Thing was, Lisa was afraid of flying, so she was not going to make it out to Lawrence to see Thomas very often. She had heard so many good things from Thomas about the Morris twins, so she had a favor to ask of their mother.
"Right after he got here, she asked me 'Would you watch over my son?' " Angel says.
Well, of course Angel would. Already, when she wasn't working at her job at First Management, she was busy doing her part to make the Jayhawks the best-fed basketball team in the country.
"When 'Kieff and Mook (Marcus) would get something to eat, we'd all go," KU guard Tyshawn Taylor says. "We'd do that every Sunday. She'd text us, 'I'm cooking today. Make sure you come over and get a plate,' things like that. She treats all of us like we're her sons."
But it was obvious that she gave more attention to Robinson. Angel would keep Lisa updated on her son, and the two mothers spent time together when KU played at Temple and at Madison Square Garden in New York in 2010.
On Jan. 20, 2011, Angel talked with Lisa, who was struggling with the loss of her mother and father in the span of a month. A day later, Lisa died of an apparent heart attack.
"That was devastating," Angel says. "Heartbreaking. I don't really know all the words to say for that one."
Angel knew what she had to do. It was motherly instinct. She was part of a group that consoled Thomas that night, and she traveled with him and KU director of basketball operations Barry Hinson to Washington to help with the funeral arrangements. In March, on Thomas' 20th birthday, she brought a cake to his hotel room in Tulsa, Okla., where the Jayhawks were playing in the NCAA Tournament.
When the season was over, the Morris twins and Robinson had decisions to make about the draft. It was likely the twins would leave, and Robinson wanted to know what that meant for Angel. He told her that he'd like for her to stay around Lawrence as long as he's at KU.
"I think his own mother would want for me to do that," Angel says, "because before she passed away she asked me to do it, to make sure he does well in school and stays focused as a young man.

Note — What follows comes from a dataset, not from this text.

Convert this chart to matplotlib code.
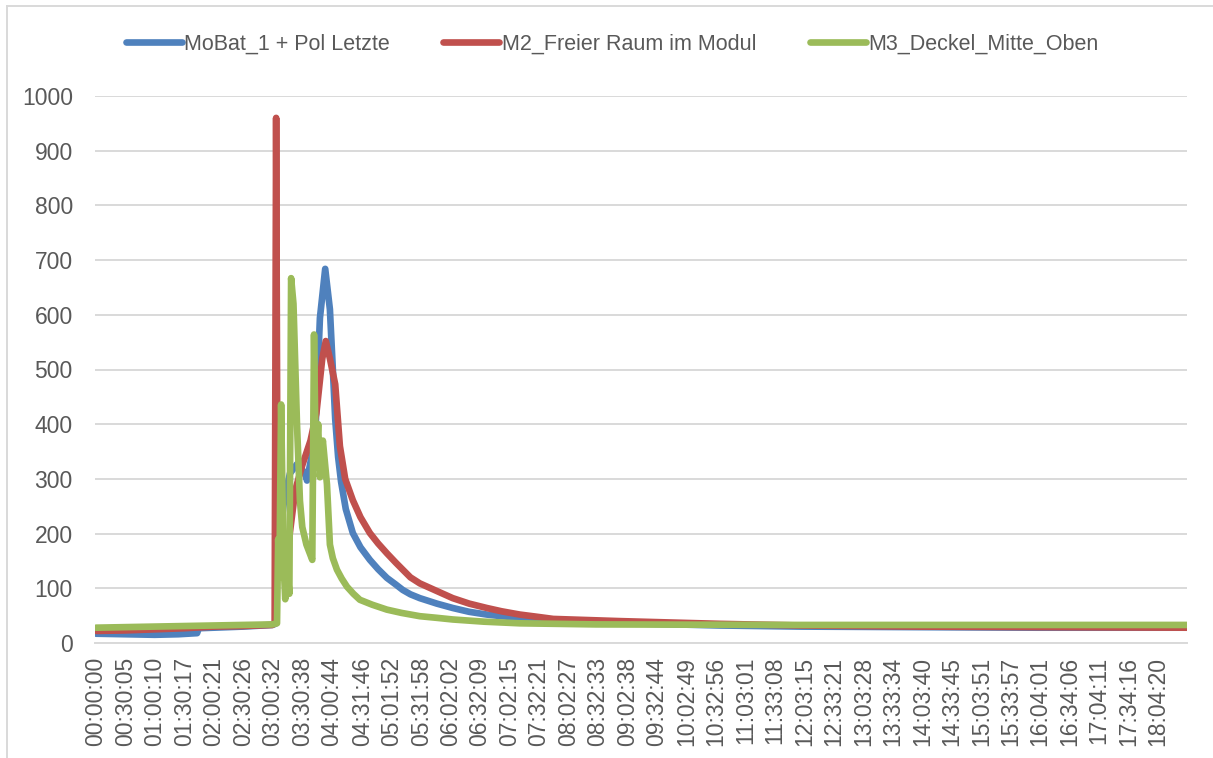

That's what I'm gonna do."
Angel has guided Marcus and Markieff to the brink of the NBA, and now she will have to finish the job that Lisa started with Thomas. Already, Robinson has given Angel a challenge.
On Sunday, April 10, he called her and told her about an incident that occurred at "The Cave," a Lawrence night club. Robinson would eventually be cited for misdemeanor battery for allegedly striking and spitting on a club bouncer.
Angel isn't sure exactly what went on that night, but she reminded Robinson that he is in the limelight and has to watch what he does and what he says.
"A lot of people don't understand," Angel says, "but basketball players are just kids. That's basically what I said to him: You have to mature into a young man at some point."
Surely, there will be more of those conversations in the coming months. This offseason will be a tough one for Robinson, who will have fewer distractions from the pain he's feeling than during the season.
Today will be his first Mother's Day without Lisa. Robinson mentioned something to Angel about seafood, and she took the hint.
"I think we'll just get some seafood and hang out," Angel says. "We're both crab freaks. If they're fresh, I might get some crabs, maybe some shrimp, fish, then some kind of Alfredo."
Angel says she won't bring up Lisa today. She wants to lessen the weight on Thomas' shoulders, but she'll be there to listen if he feels the need to talk about it.
Back in Philly, Shirley Morris is elated about adding another grandson. To Shirley, her daughter's generosity is the greatest Mother's Day gift of all.
"I have watched Angel grow into a fantastic mother," Shirley says. "She has risen as high as any mother could go with her boys. I am very proud of her, and I am thankful that God has made her into that type of person."